Having been to a few churches other than the one I helped to start in the past few months, I’ve come to the conclusion that I am very, very hard to please. I almost always encounter something I’m uncomfortable with, and not necessarily in a good way.
As I’ve mentioned, that feeling is minimal when I’m with the great people at Ohana Project, and I’m starting to realize that (gasp) church should not exist to make me happy. This should really be no revelation, because we set out to plant a church that was free from the consumeristic, church-shopping mindset that informs the design of so many church plants.
We’ve avoided suburban “perfect-fit” churches intentionally, and have no interest in visiting them. I’m sure we could find one that would fit us like REI gear, but I’m not convinced that would be a good idea.
And yet, as I look back on what we did as a church when we were meeting on Sundays, it was very closely tailored to our personal preferences. This wasn’t a matter of marketing, but of the fact that we naturally did what seemed best to us. There was no one else to market to us, but we were constructing a church that would be the way we wanted it (for better or for worse).
One of the downfalls of this approach, I realized recently when speaking with Jeremy, was that we left discipleship (our own and others’) out of the equation. We held gatherings, which I liked, but did not get much out of them in the way of challenge to live a holy life - since it was up to us to challenge ourselves, not a lot of discipleship occurred.
All this makes me wonder whether you can ever be satisfied in a church that’s good for you. I think we’re so shaped by consumerism that we have lost the habit of being comfortable in situations that aren’t tailor-made to suit our preferences.
One of the things I like about Ohana, as I said the other day, is that I’m not in charge, so it’s not left up to me to challenge myself. That may make me feel uncomfortable from time to time, but maybe that’s a good thing. Maybe I should break out of the assumption, expressed either by being in charge or by ruthlessly church-shopping, that church should make me comfortable and happy.

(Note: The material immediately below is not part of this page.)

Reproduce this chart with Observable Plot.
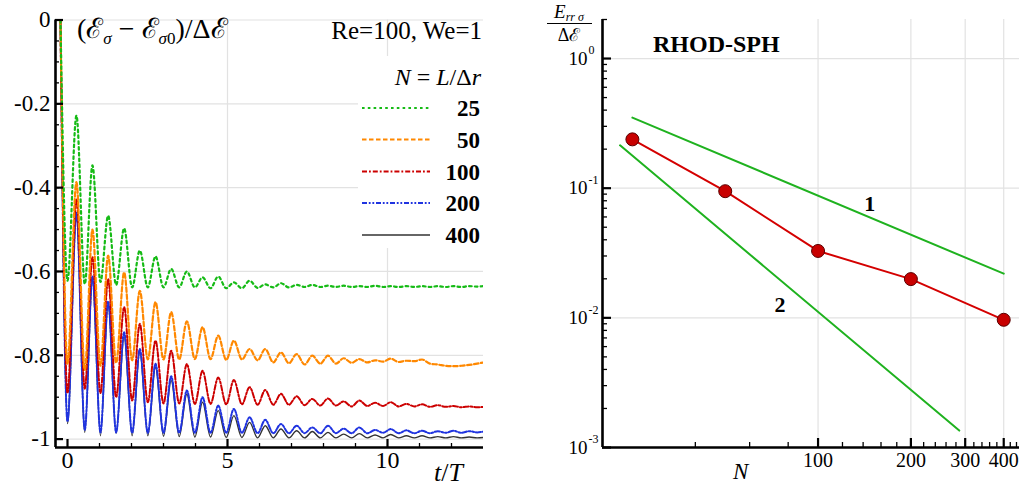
<!DOCTYPE html>
<html><head><meta charset="utf-8">
<script src="https://cdn.jsdelivr.net/npm/d3@7"></script>
<script src="https://cdn.jsdelivr.net/npm/@observablehq/plot@0.6"></script>
<style>
html,body{margin:0;padding:0;background:#fff;}
#wrap{position:relative;width:1023px;height:486px;overflow:hidden;font-family:"Liberation Serif","DejaVu Serif",serif;color:#000;}
.abs{position:absolute;white-space:nowrap;line-height:1;}
.abs sub{font-size:17px;vertical-align:-6px;line-height:0;}
#wrap svg text{font-family:"Liberation Serif","DejaVu Serif",serif !important;}
</style></head><body><div id="wrap"></div>
<script>
// ---------- Left panel: energy history (extrema) ----------
const tExt = [-0.22, 0.0, 0.28, 0.54, 0.78, 1.03, 1.27, 1.52, 1.77, 2.02, 2.26, 2.51, 2.75, 3.0, 3.24, 3.49, 3.73, 3.98, 4.22, 4.47, 4.71, 4.96, 5.2, 5.45, 5.69, 5.94, 6.18, 6.43, 6.67, 6.92, 7.16, 7.41, 7.65, 7.9, 8.14, 8.39, 8.63, 8.88, 9.12, 9.37, 9.61, 9.86, 10.1, 10.35, 10.59, 10.84, 11.08, 11.33, 11.57, 11.82, 12.06, 12.31, 12.55, 12.8, 13.0];
const vN25 = [0, -0.622, -0.228, -0.63, -0.347, -0.625, -0.467, -0.632, -0.497, -0.638, -0.55, -0.638, -0.564, -0.638, -0.594, -0.638, -0.6, -0.638, -0.614, -0.64, -0.612, -0.64, -0.626, -0.64, -0.622, -0.639, -0.631, -0.638, -0.628, -0.638, -0.632, -0.637, -0.632, -0.637, -0.634, -0.637, -0.634, -0.637, -0.635, -0.637, -0.634, -0.637, -0.635, -0.637, -0.635, -0.637, -0.635, -0.637, -0.635, -0.637, -0.635, -0.637, -0.635, -0.636, -0.635];
const vN50 = [0, -0.82, -0.387, -0.835, -0.5, -0.825, -0.562, -0.818, -0.602, -0.812, -0.646, -0.81, -0.673, -0.81, -0.697, -0.81, -0.719, -0.809, -0.733, -0.809, -0.753, -0.811, -0.765, -0.81, -0.785, -0.812, -0.785, -0.817, -0.793, -0.819, -0.797, -0.822, -0.801, -0.82, -0.801, -0.82, -0.807, -0.818, -0.809, -0.817, -0.812, -0.815, -0.808, -0.816, -0.813, -0.814, -0.81, -0.82, -0.822, -0.825, -0.826, -0.825, -0.823, -0.82, -0.817];
const vN100 = [0, -0.89, -0.427, -0.88, -0.566, -0.89, -0.618, -0.9, -0.685, -0.908, -0.725, -0.912, -0.765, -0.915, -0.789, -0.915, -0.821, -0.916, -0.837, -0.916, -0.853, -0.917, -0.859, -0.917, -0.876, -0.918, -0.883, -0.918, -0.892, -0.918, -0.898, -0.919, -0.904, -0.92, -0.903, -0.92, -0.91, -0.922, -0.908, -0.921, -0.913, -0.921, -0.912, -0.922, -0.916, -0.922, -0.917, -0.923, -0.919, -0.923, -0.921, -0.924, -0.922, -0.924, -0.923];
const vN200 = [0, -0.958, -0.46, -0.978, -0.612, -0.984, -0.672, -0.984, -0.745, -0.985, -0.785, -0.985, -0.82, -0.985, -0.85, -0.985, -0.884, -0.985, -0.9, -0.985, -0.92, -0.985, -0.928, -0.985, -0.948, -0.986, -0.954, -0.986, -0.964, -0.986, -0.968, -0.986, -0.972, -0.986, -0.968, -0.986, -0.975, -0.986, -0.972, -0.986, -0.978, -0.985, -0.976, -0.986, -0.979, -0.986, -0.98, -0.986, -0.981, -0.985, -0.98, -0.985, -0.981, -0.984, -0.982];
const vN400 = [0, -0.963, -0.467, -0.984, -0.622, -0.992, -0.681, -0.986, -0.757, -0.992, -0.793, -0.992, -0.829, -0.993, -0.86, -0.994, -0.893, -0.995, -0.912, -0.995, -0.932, -0.996, -0.944, -0.996, -0.96, -0.997, -0.968, -0.997, -0.976, -0.997, -0.98, -0.997, -0.982, -0.997, -0.984, -0.997, -0.988, -0.997, -0.987, -0.997, -0.99, -0.997, -0.989, -0.997, -0.992, -0.997, -0.992, -0.997, -0.994, -0.997, -0.994, -0.997, -0.995, -0.997, -0.996];

const seriesN = ["25", "50", "100", "200", "400"];
const seriesVals = [vN25, vN50, vN100, vN200, vN400];
const seriesColor = ["#16bb16", "#ff8800", "#cc0000", "#1f33e0", "#333333"];
const seriesDash = ["2.6,3.2", "4.5,2.5", "5,2,1.8,2", "5,1.8,1.8,1.8,1.8,1.8", null];
const seriesWidth = [2.2, 2.2, 2, 2, 1.4];

const yTicksL = [-1, -0.8, -0.6, -0.4, -0.2, 0];
const yMinorL = [-1, -0.95, -0.9, -0.85, -0.8, -0.75, -0.7, -0.65, -0.6, -0.55, -0.5, -0.45, -0.4, -0.35, -0.3, -0.25, -0.2, -0.15, -0.1, -0.05, 0];
const xTicksL = [0, 5, 10];
const xMinorL = [1, 2, 3, 4, 6, 7, 8, 9, 11, 12];

// ---------- Right panel: convergence ----------
const convN = [25, 50, 100, 200, 400];
const convErr = [0.238, 0.0948, 0.0328, 0.0199, 0.00966];
const slope1N = [25, 400];
const slope1E = [0.35, 0.0219];
const slope2N = [22.8, 287];
const slope2E = [0.214, 0.00135];
const slopeLabelText = ["1", "2"];
const slopeLabelN = [147, 75.3];
const slopeLabelE = [0.0762, 0.01247];

const yTicksR = [0.001, 0.01, 0.1, 1];
const yTickExpR = ["-3", "-2", "-1", "0"];
const yMinorR = [0.002, 0.003, 0.004, 0.005, 0.006, 0.007, 0.008, 0.009, 0.02, 0.03, 0.04, 0.05, 0.06, 0.07, 0.08, 0.09, 0.2, 0.3, 0.4, 0.5, 0.6, 0.7, 0.8, 0.9, 2];
const xTicksR = [100, 200, 300, 400];
const xMinorR = [40, 60, 80, 120, 140, 160, 180, 220, 240, 260, 280, 320, 340, 360, 380, 420, 440];

const wrap = document.getElementById("wrap");
const grid = "#e2e2e2";
const font = "Liberation Serif";

// ---- left plot ----
const lineMarks = [];
for (let s = seriesN.length - 1; s >= 0; s--) {
  const rows = tExt.map((t, i) => ({t, v: seriesVals[s][i]}));
  lineMarks.push(Plot.line(rows, {x: "t", y: "v", curve: "monotone-x", stroke: seriesColor[s],
    strokeWidth: seriesWidth[s], strokeDasharray: seriesDash[s], clip: true}));
}
const left = Plot.plot({
  width: 500, height: 486,
  marginLeft: 55, marginRight: 17, marginTop: 19.5, marginBottom: 39,
  x: {domain: [-0.375, 13], axis: null},
  y: {domain: [-1.02, 0], axis: null},
  style: {fontFamily: font, background: "transparent", color: "#000", overflow: "visible"},
  marks: [
    Plot.ruleY(yTicksL, {stroke: grid, strokeWidth: 1.2}),
    Plot.ruleX([5, 10], {stroke: grid, strokeWidth: 1.2}),
    ...lineMarks,
    Plot.ruleX([-0.375], {stroke: "#000", strokeWidth: 2.6}),
    Plot.ruleY([-1.02], {stroke: "#000", strokeWidth: 2.6}),
    Plot.axisY({ticks: yTicksL, tickSize: 8, dx: 8, tickFormat: () => "", strokeWidth: 2.2, label: null}),
    Plot.axisY({ticks: yMinorL, tickSize: 4, dx: 4, tickFormat: () => "", strokeWidth: 1.3, label: null}),
    Plot.axisY({ticks: yTicksL, tickSize: 0, tickPadding: 5, tickFormat: d => String(d), fontSize: 23, fontFamily: font, label: null}),
    Plot.axisX({ticks: xTicksL, tickSize: 8, dy: -8, tickFormat: () => "", strokeWidth: 2.2, label: null}),
    Plot.axisX({ticks: xMinorL, tickSize: 4, dy: -4, tickFormat: () => "", strokeWidth: 1.3, label: null}),
    Plot.axisX({ticks: xTicksL, tickSize: 0, tickPadding: 3, tickFormat: d => String(d), fontSize: 24, fontFamily: font, label: null})
  ]
});
left.style.position = "absolute"; left.style.left = "0px"; left.style.top = "0px";
wrap.appendChild(left);

// ---- right plot ----
const conv = convN.map((n, i) => ({n, e: convErr[i]}));
const s1 = slope1N.map((n, i) => ({n, e: slope1E[i]}));
const s2 = slope2N.map((n, i) => ({n, e: slope2E[i]}));
const sl = slopeLabelText.map((t, i) => ({t, n: slopeLabelN[i], e: slopeLabelE[i]}));
const expRows = yTicksR.map((v, i) => ({v, t: yTickExpR[i]}));
const right = Plot.plot({
  width: 503, height: 486,
  marginLeft: 82, marginRight: 4, marginTop: 19, marginBottom: 39,
  x: {type: "log", domain: [20, 450], axis: null},
  y: {type: "log", domain: [0.001, 2], axis: null},
  style: {fontFamily: font, background: "transparent", color: "#000", overflow: "visible"},
  marks: [
    Plot.ruleY([0.01, 0.1, 1], {stroke: grid, strokeWidth: 1.2}),
    Plot.ruleX(xTicksR, {stroke: grid, strokeWidth: 1.2}),
    Plot.line(s1, {x: "n", y: "e", stroke: "#1fb21f", strokeWidth: 2}),
    Plot.line(s2, {x: "n", y: "e", stroke: "#1fb21f", strokeWidth: 2}),
    Plot.line(conv, {x: "n", y: "e", stroke: "#d40000", strokeWidth: 2}),
    Plot.dot(conv, {x: "n", y: "e", r: 6.5, fill: "#c80000", stroke: "#5a0000", strokeWidth: 1}),
    Plot.text(sl, {x: "n", y: "e", text: "t", fontSize: 22, fontWeight: "bold", fontFamily: font}),
    Plot.ruleX([20], {stroke: "#000", strokeWidth: 2.6}),
    Plot.ruleY([0.001], {stroke: "#000", strokeWidth: 2.6}),
    Plot.axisY({ticks: yTicksR, tickSize: 9, dx: 9, tickFormat: () => "", strokeWidth: 2.2, label: null}),
    Plot.axisY({ticks: yMinorR, tickSize: 5, dx: 5, tickFormat: () => "", strokeWidth: 1.3, label: null}),
    Plot.axisY({ticks: yTicksR, tickSize: 0, tickPadding: 15, tickFormat: () => "10", fontSize: 19, fontFamily: font, label: null}),
    Plot.text(expRows, {y: "v", text: "t", frameAnchor: "left", dx: -14, dy: -8, textAnchor: "start", fontSize: 12, fontFamily: font}),
    Plot.axisX({ticks: xTicksR, tickSize: 9, dy: -9, tickFormat: () => "", strokeWidth: 2.2, label: null}),
    Plot.axisX({ticks: xMinorR, tickSize: 5, dy: -5, tickFormat: () => "", strokeWidth: 1.3, label: null}),
    Plot.axisX({ticks: xTicksR, tickSize: 0, tickPadding: 5, tickFormat: d => String(d), fontSize: 20, fontFamily: font, label: null})
  ]
});
right.style.position = "absolute"; right.style.left = "520px"; right.style.top = "0px";
wrap.appendChild(right);

// ---- legend (left panel) ----
const lg = d3.select(wrap).append("svg").attr("class", "abs")
  .style("left", "358px").style("top", "56px").attr("width", 130).attr("height", 192);
lg.append("rect").attr("width", 130).attr("height", 192).attr("fill", "#fff");
const legY = [52, 83.5, 115.5, 147, 179];
seriesN.forEach((n, i) => {
  lg.append("line").attr("x1", 4).attr("x2", 72).attr("y1", legY[i]).attr("y2", legY[i])
    .attr("stroke", seriesColor[i]).attr("stroke-width", seriesWidth[i])
    .attr("stroke-dasharray", seriesDash[i]);
  lg.append("text").attr("x", 122).attr("y", legY[i] + 8).attr("text-anchor", "end")
    .attr("font-family", font).attr("font-weight", "bold").attr("font-size", 23).text(n);
});
d3.selectAll("#wrap svg text").attr("font-family", font);

// ---- text annotations ----
function addHTML(html, css) {
  const d = document.createElement("div");
  d.className = "abs"; d.innerHTML = html; d.style.cssText += css; wrap.appendChild(d);
}
addHTML('(ℰ<sub><i>σ</i></sub> − ℰ<sub><i>σ</i>0</sub>)/Δℰ', 'left:77px;top:15px;font-size:28px;');
addHTML('Re=100, We=1', 'right:541px;top:18px;font-size:25px;');
addHTML('<i>N</i> = <i>L</i>/Δ<i>r</i>', 'right:542px;top:65px;font-size:24px;');
addHTML('<i>t</i>/<i>T</i>', 'left:434px;top:460px;font-size:26px;');
addHTML('<i>N</i>', 'left:733px;top:460px;font-size:23px;');
addHTML('RHOD-SPH', 'left:653px;top:32px;font-size:24px;font-weight:bold;');
addHTML('<i>E</i><span style="font-size:12px;font-style:italic;position:relative;top:3px;">rr σ</span>', 'left:543px;top:2px;width:52px;height:19px;text-align:center;font-size:19px;line-height:19px;');
addHTML('', 'left:547px;top:23px;width:45px;height:0;border-top:1.3px solid #000;');
addHTML('Δℰ', 'left:544px;top:26px;width:50px;height:18px;text-align:center;font-size:18px;line-height:18px;');
</script></body></html>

I think people can be happy/satisfied with a church. Rather than trying to find a fit for one’s self, find a church that follows God’s plan as described in the Bible. Pretty simple. Otherwise one will continue to seek out something different depending on feelings.
And obviously there will be annoyances as a church is made up of human beings, who can be a little annoying at times.
Rather than consumerism, I would think that it is human nature to want to be weekly involved in a church that is comfortable. The problem, as you have expressed, is that everyone has a different idea of what comfortable is.
I believe that God wants us to attend church not to satisfy our own gratification, but in order to obey what He is asking us.
I think it’s great to question the whole model of what worship is, but in the end, it is going to reflect society. If you attend a church in Zimbabwe, you are going to experience their reflection of Christ in their culture. I wonder if our current culture is suffering with an identity crisis of sorts because it has become so fragmented.
Remember when we only had a few genres of music? Country, Rock, Jazz? Now how many genres are there? We are becoming more diverse and fragmented and perhaps our faith is, too.
April-
I think you’ve hit the nail on the head when you say
Andy-
If I thought it was as simple as that, I’d agree. But all churches are the way they are for reasons other than “God’s plan.”
Hey Justin,
good question. To me church should strive to reflect diversity, and therefore be committed to staying together even when it’s uncomfortable. Diversity comes with discomfort. It’s not that I think that the pinnacle of ecclesia is diversity, but unless we hear God’s story from different perspectives than our own I think it can be difficult to avoid creating a system that justifies hearing only what we want to. The tough part is helping each other to accept the struggles when it could be easier in a tailor-made church, because it’s actually worth it.
We got a ways to go in our attempts at community, but the journey so far has been actually worth it, for me at least.
[...] Hey, here’s a question: Can People Shaped by Consumerism Be Happy in Church? [...]
I’m very hard to please in church, too. I don’t know if it’s just about consumerism, though, although I’m sure it’s a factor. The media (especially TV, for me) has helped to create in many of us a very finely discriminating and jaded set of sensibilities. [Think how everybody is now a discriminating connoisseur of pop singers now, thanks to American Idol :)]
In other words, I’m sure you’d be seriously uncomfortable with at least one thing, even in a church that fit you like REI. Whether a church is directly marketing to you or not, if you can find one that’s not seriously annoying, you’re doing great (I have, finally).
On the bright side, if you weren’t such an intelligent, well read, complicated man, not much of this stuff would bother you.
I finally came to the conclusion (possibly temporary) that our situation offers the best of both worlds: A Sunday morning service that’s traditional, conservative, and drives us nuts followed by a Sunday evening small group that’s personal, challenging, and life-giving–all in the context of the same church. The morning service is something to push against and get us fired up to change it; the evening service helps put it all in perspective and explore real solutions to the problems of the morning group.
For now, at least, we’re not asking for anything more out of organized religion.